Of importance in the logging method of the present invention, as will become better understood, is knowledge of the distance of separation between the two slugs of tracer material. One way of ascertaining the distance between the two slugs of tracer material is to simultaneously eject a tracer slug from each of two locations separated by a known distance. Another way is to sequentially eject two slugs from one location. That is, one slug of tracer is ejected followed by ejection of another slug of tracer a short period of time later. The tool is, of course, held stationary. The tool is then lowered below the two slugs and moved upwardly therethrough. Signals resulting from detection of the two slugs of tracer material are produced and provided at the surface to suitable recording means, such as a strip chart recorder. The trace on the recorder is appropriately calibrated to indicate the initial distance of separation between the two tracer slugs.
After ejection of the tracer slugs, the method continues with the logging tool being lowered below the tracer slugs and the distance between them again being determined using the detector. Because of depth correlation information available from the tool, the depth of the tool within the wellbore is known. A complete injection profile of the wellbore is determined by monitoring the distance between the two tracer slugs as a function of depth as the slugs move down the wellbore. The injection profile is developed by calculating the amount of fluid exiting the wellbore, which calculation is based on the separation of the tracer slugs at particular depths in the borehole.

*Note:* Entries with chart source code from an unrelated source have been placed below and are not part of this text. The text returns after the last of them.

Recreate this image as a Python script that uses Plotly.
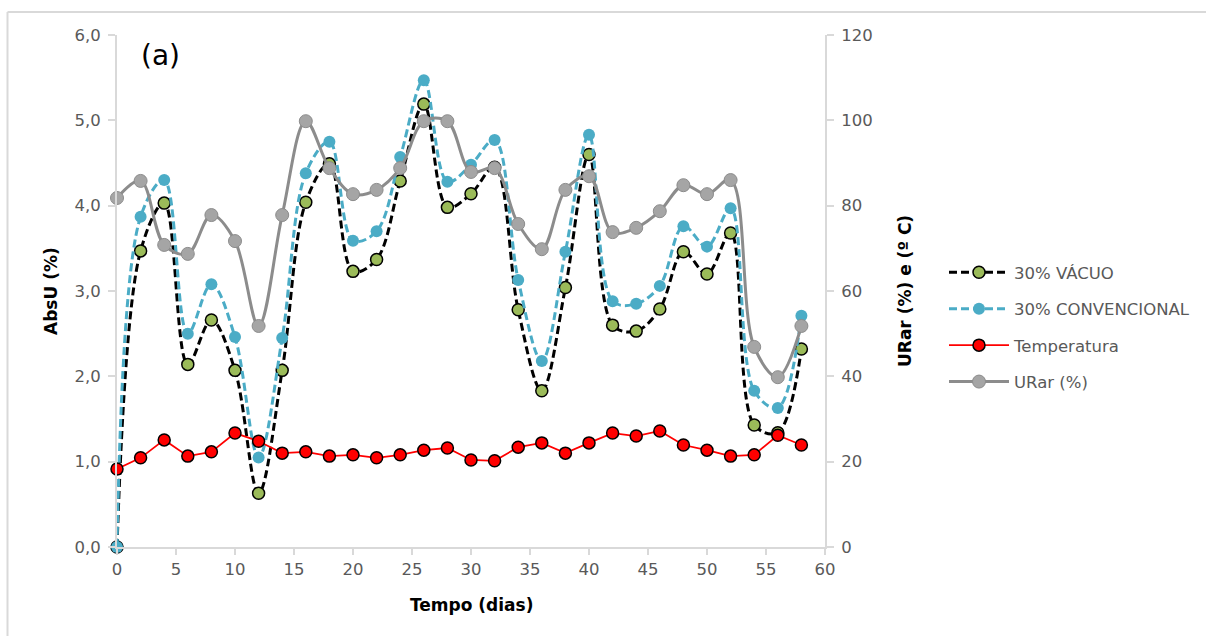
import plotly.graph_objects as go

dias = [0, 2, 4, 6, 8, 10, 12, 14, 16, 18, 20, 22, 24, 26, 28, 30, 32, 34, 36, 38, 40, 42, 44, 46, 48, 50, 52, 54, 56, 58]

vacuo = [0.0, 3.47, 4.03, 2.14, 2.66, 2.07, 0.63, 2.07, 4.04, 4.49, 3.23, 3.37, 4.29, 5.19, 3.98,
         4.14, 4.45, 2.78, 1.83, 3.04, 4.60, 2.60, 2.53, 2.79, 3.46, 3.20, 3.68, 1.43, 1.34, 2.32]

convencional = [0.0, 3.87, 4.30, 2.50, 3.08, 2.46, 1.05, 2.45, 4.38, 4.75, 3.59, 3.70, 4.57, 5.47, 4.28,
                4.48, 4.77, 3.13, 2.18, 3.46, 4.83, 2.88, 2.85, 3.06, 3.76, 3.52, 3.97, 1.83, 1.63, 2.71]

temperatura = [18.3, 20.9, 25.1, 21.3, 22.3, 26.7, 24.8, 22.0, 22.3, 21.3, 21.6, 20.9, 21.6, 22.7, 23.2,
               20.4, 20.2, 23.4, 24.4, 22.0, 24.4, 26.7, 26.0, 27.2, 23.9, 22.7, 21.3, 21.6, 26.2, 23.9]

urar = [81.8, 85.8, 70.8, 68.7, 77.8, 71.7, 51.8, 77.8, 99.8, 88.8, 82.7, 83.7, 88.8, 99.8, 99.8,
        87.9, 88.8, 75.7, 69.8, 83.7, 86.9, 73.8, 74.8, 78.7, 84.8, 82.7, 86.0, 46.9, 39.8, 51.8]

FONT = "DejaVu Sans"
TICK_COLOR = "#595959"
AXIS_COLOR = "#d9d9d9"
TICK_SIZE = 16.5
TITLE_SIZE = 17

fig = go.Figure()

fig.add_trace(go.Scatter(
    x=dias, y=vacuo, name="30% VÁCUO", mode="lines+markers", legendgroup="a",
    line=dict(color="black", width=3, dash="8px,4px", shape="spline", smoothing=1),
    marker=dict(size=12, color="#9bbb59", line=dict(color="black", width=1.5)),
    cliponaxis=False,
))
fig.add_trace(go.Scatter(
    x=dias, y=convencional, name="30% CONVENCIONAL", mode="lines+markers", legendgroup="b",
    line=dict(color="#4bacc6", width=3, dash="8px,4px", shape="spline", smoothing=1),
    marker=dict(size=12, color="#4bacc6"),
    cliponaxis=False,
))
fig.add_trace(go.Scatter(
    x=dias, y=temperatura, name="Temperatura", mode="lines+markers", legendgroup="c", yaxis="y2",
    line=dict(color="#ff0000", width=1.75),
    marker=dict(size=12, color="#ff0000", line=dict(color="black", width=1.5)),
    cliponaxis=False,
))
fig.add_trace(go.Scatter(
    x=dias, y=urar, name="URar (%)", mode="lines+markers", legendgroup="d", yaxis="y2",
    line=dict(color="#8c8c8c", width=3, shape="spline", smoothing=1),
    marker=dict(size=13, color="#a5a5a5", line=dict(color="#8c8c8c", width=1)),
    cliponaxis=False,
))

W, H = 1207, 636
L, R, T, B = 117, 825, 35, 547


def px_x(p):
    return (p - L) / (R - L)


def px_y(p):
    return (B - p) / (B - T)


fig.update_layout(
    width=W, height=H,
    margin=dict(l=L, r=W - R, t=T, b=H - B),
    paper_bgcolor="white", plot_bgcolor="white",
    separators=",.",
    font=dict(family=FONT, size=TICK_SIZE, color=TICK_COLOR),
    showlegend=True,
    legend=dict(
        x=px_x(944), y=px_y(255), xanchor="left", yanchor="top",
        font=dict(family=FONT, size=TICK_SIZE, color=TICK_COLOR),
        tracegroupgap=12, bgcolor="rgba(0,0,0,0)", itemwidth=60,
    ),
    xaxis=dict(
        range=[0, 60], dtick=5, tick0=0, showgrid=False, zeroline=False,
        showline=True, linecolor=AXIS_COLOR, linewidth=2,
        ticks="outside", ticklen=6, tickcolor=AXIS_COLOR, tickwidth=2,
        tickfont=dict(family=FONT, size=TICK_SIZE, color=TICK_COLOR),
    ),
    yaxis=dict(
        range=[0, 6], dtick=1, tick0=0, tickformat=".1f", showgrid=False, zeroline=False,
        showline=True, linecolor=AXIS_COLOR, linewidth=2,
        ticks="outside", ticklen=7, tickcolor=AXIS_COLOR, tickwidth=2,
        tickfont=dict(family=FONT, size=TICK_SIZE, color=TICK_COLOR),
        ticklabelstandoff=4,
    ),
    yaxis2=dict(
        range=[0, 120], dtick=20, tick0=0, overlaying="y", side="right",
        showgrid=False, zeroline=False,
        showline=True, linecolor=AXIS_COLOR, linewidth=2,
        ticks="outside", ticklen=7, tickcolor=AXIS_COLOR, tickwidth=2,
        tickfont=dict(family=FONT, size=TICK_SIZE, color=TICK_COLOR),
        ticklabelstandoff=4,
    ),
)

annotations = [
    dict(text="(a)", x=px_x(160), y=px_y(55), xref="paper", yref="paper",
         xanchor="center", yanchor="middle",
         showarrow=False, font=dict(family=FONT, size=28, color="black")),
    dict(text="<b>AbsU (%)</b>", x=px_x(51), y=px_y(291), xref="paper", yref="paper",
         xanchor="center", yanchor="middle",
         showarrow=False, textangle=-90, font=dict(family=FONT, size=TITLE_SIZE, color="black")),
    dict(text="<b>URar (%) e (º C)</b>", x=px_x(905), y=px_y(291), xref="paper", yref="paper",
         xanchor="center", yanchor="middle",
         showarrow=False, textangle=-90, font=dict(family=FONT, size=TITLE_SIZE, color="black")),
    dict(text="<b>Tempo (dias)</b>", x=px_x(471), y=px_y(605), xref="paper", yref="paper",
         xanchor="center", yanchor="middle",
         showarrow=False, font=dict(family=FONT, size=TITLE_SIZE, color="black")),
]
fig.update_layout(annotations=annotations)

shapes = [
    dict(type="line", xref="paper", yref="paper", x0=px_x(7.5), x1=px_x(1206), y0=px_y(12), y1=px_y(12),
         line=dict(color="#d9d9d9", width=2)),
    dict(type="line", xref="paper", yref="paper", x0=px_x(7.5), x1=px_x(7.5), y0=px_y(12), y1=px_y(640),
         line=dict(color="#d9d9d9", width=2)),
]
fig.update_layout(shapes=shapes)

fig.write_html("out.html")
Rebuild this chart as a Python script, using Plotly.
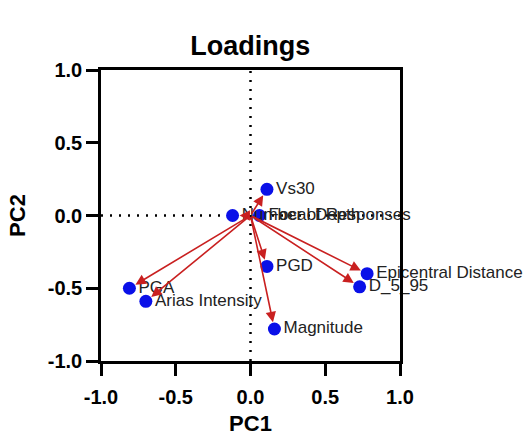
import plotly.graph_objects as go

# PCA loadings (PC1, PC2) for each variable
variables = ["Vs30", "Number of Responses", "Focal Depth", "PGD",
             "Epicentral Distance", "D_5_95", "PGA", "Arias Intensity", "Magnitude"]
pc1 = [0.11, -0.12, 0.06, 0.11, 0.78, 0.73, -0.81, -0.70, 0.16]
pc2 = [0.18, 0.00, 0.00, -0.35, -0.40, -0.49, -0.50, -0.59, -0.78]

axis_ticks = [-1.0, -0.5, 0.0, 0.5, 1.0]
axis_ticktext = ["-1.0", "-0.5", "0.0", "0.5", "1.0"]

FONT = "Arial, Liberation Sans, sans-serif"

fig = go.Figure()

# dotted reference lines through the origin
fig.add_trace(go.Scatter(x=[-1, 1], y=[0, 0], mode="lines",
                         line=dict(color="black", width=2.5, dash="2px,7px"),
                         hoverinfo="skip", showlegend=False))
fig.add_trace(go.Scatter(x=[0, 0], y=[-1, 1], mode="lines",
                         line=dict(color="black", width=2.5, dash="2px,7px"),
                         hoverinfo="skip", showlegend=False))

# loading points with labels
fig.add_trace(go.Scatter(
    x=pc1, y=pc2, mode="markers+text", text=variables,
    textposition="middle right",
    textfont=dict(family=FONT, size=17, color="#222222"),
    marker=dict(color="#0a10e8", size=13),
    cliponaxis=False,
    showlegend=False,
))

# arrows from the origin to each loading
for xv, yv in zip(pc1, pc2):
    fig.add_annotation(
        x=xv, y=yv, ax=0, ay=0, xref="x", yref="y", axref="x", ayref="y",
        text="", showarrow=True, arrowhead=2, arrowsize=1.3, arrowwidth=1.6,
        arrowcolor="#c92020", standoff=7,
    )

axis_common = dict(
    range=[-1, 1], tickvals=axis_ticks, ticktext=axis_ticktext,
    showgrid=False, zeroline=False, showline=True, mirror=True,
    linecolor="black", linewidth=2.5, ticks="outside", ticklen=12,
    tickwidth=2.5, tickcolor="black", automargin=False,
    tickfont=dict(family=FONT, size=20, color="black", weight="bold"),
)

fig.update_layout(
    width=527, height=436,
    margin=dict(l=101, r=127, t=70, b=75),
    plot_bgcolor="white", paper_bgcolor="white",
    title=dict(text="<b>Loadings</b>", x=0.475, xanchor="center", y=0.895,
               yanchor="middle",
               font=dict(family=FONT, size=27, color="black")),
    xaxis=dict(**axis_common, ticklabelstandoff=4,
               title=dict(text="<b>PC1</b>", standoff=9,
                          font=dict(family=FONT, size=22, color="black"))),
    yaxis=dict(**axis_common,
               title=dict(text="<b>PC2</b>", standoff=17,
                          font=dict(family=FONT, size=22, color="black"))),
)

fig.write_html("out.html")
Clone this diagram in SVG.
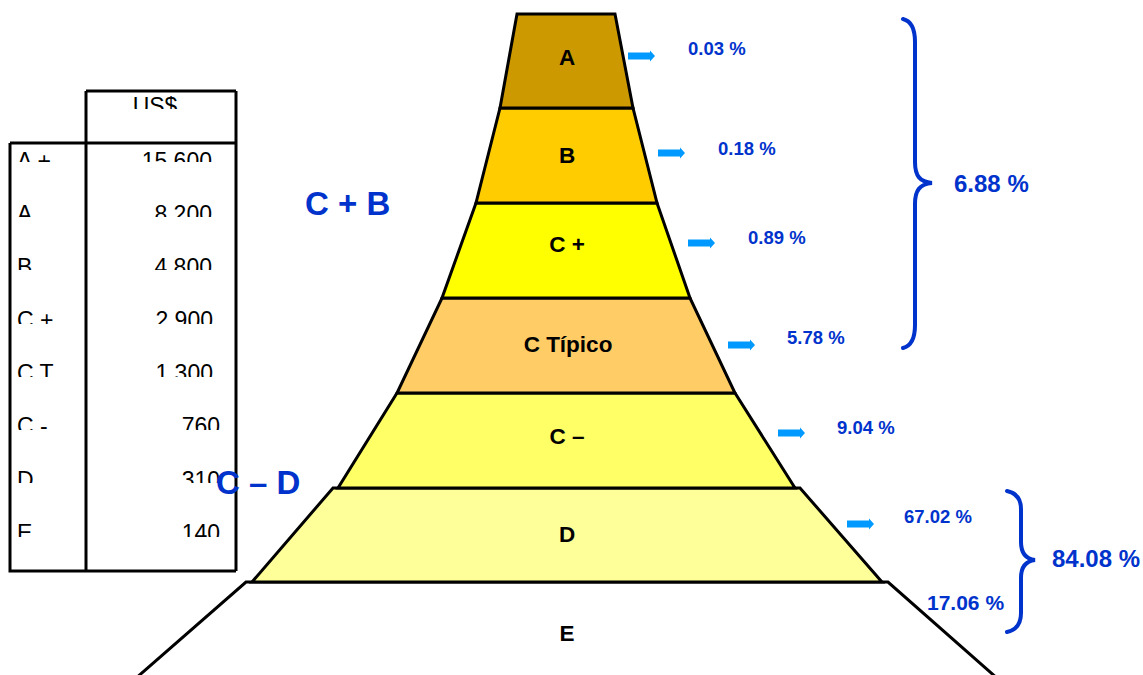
<svg xmlns="http://www.w3.org/2000/svg" width="1143" height="675" viewBox="0 0 1143 675">
<style>
.tb{fill:none;stroke:#000;stroke-width:3}
.tt{font-family:"Liberation Sans",Arial,sans-serif;font-size:23px;fill:#000}
.lay{stroke:#000;stroke-width:3;stroke-linejoin:miter}
.lbl{font-family:"Liberation Sans",Arial,sans-serif;font-size:22.5px;font-weight:bold;fill:#000;text-anchor:middle}
.pct{font-family:"Liberation Sans",Arial,sans-serif;font-size:18.5px;font-weight:bold;fill:#0033CC}
.big{font-family:"Liberation Sans",Arial,sans-serif;font-size:24px;font-weight:bold;fill:#0033CC}
.grp{font-family:"Liberation Sans",Arial,sans-serif;font-size:33px;font-weight:bold;fill:#0033CC}
.arr{fill:#0099FF}
.brace{fill:none;stroke:#0033CC;stroke-width:4;stroke-linecap:round}
</style>
<defs>
<clipPath id="tclip">
<rect x="0" y="90" width="240" height="19"/>
<rect x="0" y="146" width="240" height="16"/>
<rect x="0" y="199" width="240" height="18"/>
<rect x="0" y="252" width="240" height="18"/>
<rect x="0" y="305" width="240" height="19"/>
<rect x="0" y="358" width="240" height="19"/>
<rect x="0" y="411" width="240" height="19"/>
<rect x="0" y="464" width="240" height="19"/>
<rect x="0" y="517" width="240" height="20"/>
</clipPath>
<path id="arrow" d="M0,-3.5 H22 V-5.5 L27,0 L22,5.5 V3.5 H0 Z"/>
</defs>

<g id="table">
<path class="tb" d="M86,91 H236 M10,143 H236 M10,143 V571 H236 M86,91 V571 M236,91 V571"/>
<g clip-path="url(#tclip)">
<text class="tt" x="155" y="113.5" text-anchor="middle">US$</text>
<text class="tt" x="17" y="168.5">A +</text>
<text class="tt" x="17" y="221.5">A</text>
<text class="tt" x="17" y="274.5">B</text>
<text class="tt" x="17" y="328">C +</text>
<text class="tt" x="17" y="380.5">C T</text>
<text class="tt" x="17" y="434">C -</text>
<text class="tt" x="17" y="487.5">D</text>
<text class="tt" x="17" y="540.5">E</text>
<text class="tt" x="212" y="168.5" text-anchor="end">15 600</text>
<text class="tt" x="212" y="221.5" text-anchor="end">8 200</text>
<text class="tt" x="212" y="274.5" text-anchor="end">4 800</text>
<text class="tt" x="213" y="328" text-anchor="end">2 900</text>
<text class="tt" x="213" y="380.5" text-anchor="end">1 300</text>
<text class="tt" x="220" y="434" text-anchor="end">760</text>
<text class="tt" x="220" y="487.5" text-anchor="end">310</text>
<text class="tt" x="220" y="540.5" text-anchor="end">140</text>
</g>
</g>

<g id="layer-E">
<polygon class="lay" fill="#FFFFFF" points="135,679 246,582 888,582 998,679"/>
<text class="lbl" x="567" y="641">E</text>
</g>
<g id="layer-D">
<polygon class="lay" fill="#FFFF99" points="333,488 800,488 882,582 252,582"/>
<text class="lbl" x="567" y="542">D</text>
</g>
<g id="layer-Cminus">
<polygon class="lay" fill="#FFFF66" points="397,393 735,393 795,488 338,488"/>
<text class="lbl" x="567" y="444">C –</text>
</g>
<g id="layer-Ctipico">
<polygon class="lay" fill="#FFCC66" points="442,298 690,298 735,393 397,393"/>
<text class="lbl" x="568" y="352">C Típico</text>
</g>
<g id="layer-Cplus">
<polygon class="lay" fill="#FFFF00" points="476,203 657,203 690,298 442,298"/>
<text class="lbl" x="567" y="252">C +</text>
</g>
<g id="layer-B">
<polygon class="lay" fill="#FFCC00" points="500,108 633,108 657,203 476,203"/>
<text class="lbl" x="567" y="163">B</text>
</g>
<g id="layer-A">
<polygon class="lay" fill="#CC9900" points="517,14 615,14 633,108 500,108"/>
<text class="lbl" x="567" y="65">A</text>
</g>

<g id="connectors">
<use href="#arrow" class="arr" x="628" y="56"/>
<use href="#arrow" class="arr" x="658" y="153"/>
<use href="#arrow" class="arr" x="688" y="243"/>
<use href="#arrow" class="arr" x="728" y="345"/>
<use href="#arrow" class="arr" x="778" y="433"/>
<use href="#arrow" class="arr" x="847" y="524"/>
<path class="brace" d="M903,19 C911,21 915,28 915,42 V162 C915,176 920,182 932,183 C920,184 915,190 915,204 V325 C915,339 911,346 903,348"/>
<path class="brace" d="M1007,491 C1016,493 1021,499 1021,509 V542 C1021,553 1026,559 1035,560 C1026,561 1021,567 1021,578 V613 C1021,624 1016,630 1007,632"/>
</g>

<g id="labels">
<text class="pct" x="688" y="55">0.03 %</text>
<text class="pct" x="718" y="155">0.18 %</text>
<text class="pct" x="748" y="244">0.89 %</text>
<text class="pct" x="787" y="344">5.78 %</text>
<text class="pct" x="837" y="434">9.04 %</text>
<text class="pct" x="904" y="523">67.02 %</text>
<text class="pct" x="927" y="610" style="font-size:21px">17.06 %</text>
<text class="big" x="954" y="192">6.88 %</text>
<text class="big" x="1052" y="567">84.08 %</text>
<text class="grp" x="305" y="215">C + B</text>
<text class="grp" x="216" y="494">C – D</text>
</g>
</svg>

In order to better understand the basis of the method, consider FIG. 1, which shows two slugs of tracer moving past a point of fluid exit from the wellbore. In order to relate the spacing between the tracer slugs after passing the fluid exit point, 11, to the amount of the fluid exiting, q1, we first calculate the amount of time required for the back slug to reach x1. The velocity V is defined as: ##EQU1## where q is the volumetric flow rate and A is the cross-sectional area of the wellbore. For the back slug to travel from x0 to x1, ##EQU2## or, integrating ##EQU3## where Δtb is the time required for the back slug to travel from x0 to x1. Now, during this same length of time, the front slug has travelled from x0 +10 to x1 +11. The transit time for the front slug can be broken into two parts; Δt1, the time required to travel from x0 +10 to x1, and, Δt2, the time required to travel from x1 to x1 +11. Analyzing these transit times, ##EQU4## Now, equating the transit times
Δtb =Δt1 +Δt2 (10)
or ##EQU5## The cross-sectional area, A, cancels out, and ##EQU6## so, ##EQU7## which can be rewritten as ##EQU8## This shows that the distance between the slugs of tracer is proportional to the amount of fluid exiting between the measurement locations. Therefore, repeated measurements, at different depths, of the distance of separation between two tracer slugs will yield through calculation with equation (13a) an injection profile of a well. The calculations can be made using any one of several calculating means. For example, a hand held calculator or a programmed personal computer may be satisfactorily used to make the calculations.
If the cross-sectional areas at the measurement locations differ, it can be readily shown that equation 13 is modified to ##EQU9## which can be rewritten as ##EQU10## where A0 and A1 are the cross-sectional areas at the locations X0 and X1, respectively. The cross-sectional area of the wellbore as a function of depth can be determined with conventional logging methods, such as caliper logging, for the purpose of this method. Those knowledgeable in the art will recognize that the method is not affected by cross-sectional area variations between measurement locations and that only the cross-sectional areas at the measurement location need be considered.
Referring now to FIG. 2, there is shown a conventional logging tool 10 for use in conducting the method of the present invention. Tool 10 includes a housing 12 having a tracer ejector mechanism 14 and a radiation detector 16. The tool is supported in a wellbore by cable 18. Logging tool 10 is of a conventional design such as that available from SIE Geosource Wireline Products Division, 7450 Winscott Rd., Ft. Worth, Tex. 76126.
Alternatively, and with reference to FIG. 3, the method of the present invention can be conducted using logging tool 20. This tool includes first and second tracer ejector mechanisms 22 and 24, which are separated a known distance. Both the tracer mechanisms are mounted in a housing 26. A radiation detector 28 is further included. Both tracer ejector mechanisms 22 and 24 are of conventional design and suitably correspond to the tracer ejector mechanism 14 in tool 10 shown in FIG. 2.
The foregoing description of the invention has been directed to particular preferred embodiments for purposes of explanation and illustration. It will be apparent, however, to those skilled in this art that modifications and changes in both method and apparatus may be made without departing from the essence of the invention. For example, although the preferred method and apparatus employs a radioactive tracer, any other tracer material that can be dispersed in the carrier fluid and remotely detected would be suitable for this invention. Other possible tracers and detection means include tiny bubbles or droplets of an immiscible gas or liquid that could be detected by, for example an ultrasonic probe; and a soluble ion, such as, for example, ammonium, that could be detected with a specific ion electrode. It is the applicant's intention of the following claims to cover all equivalent modifications and variations as fall within the scope of the invention.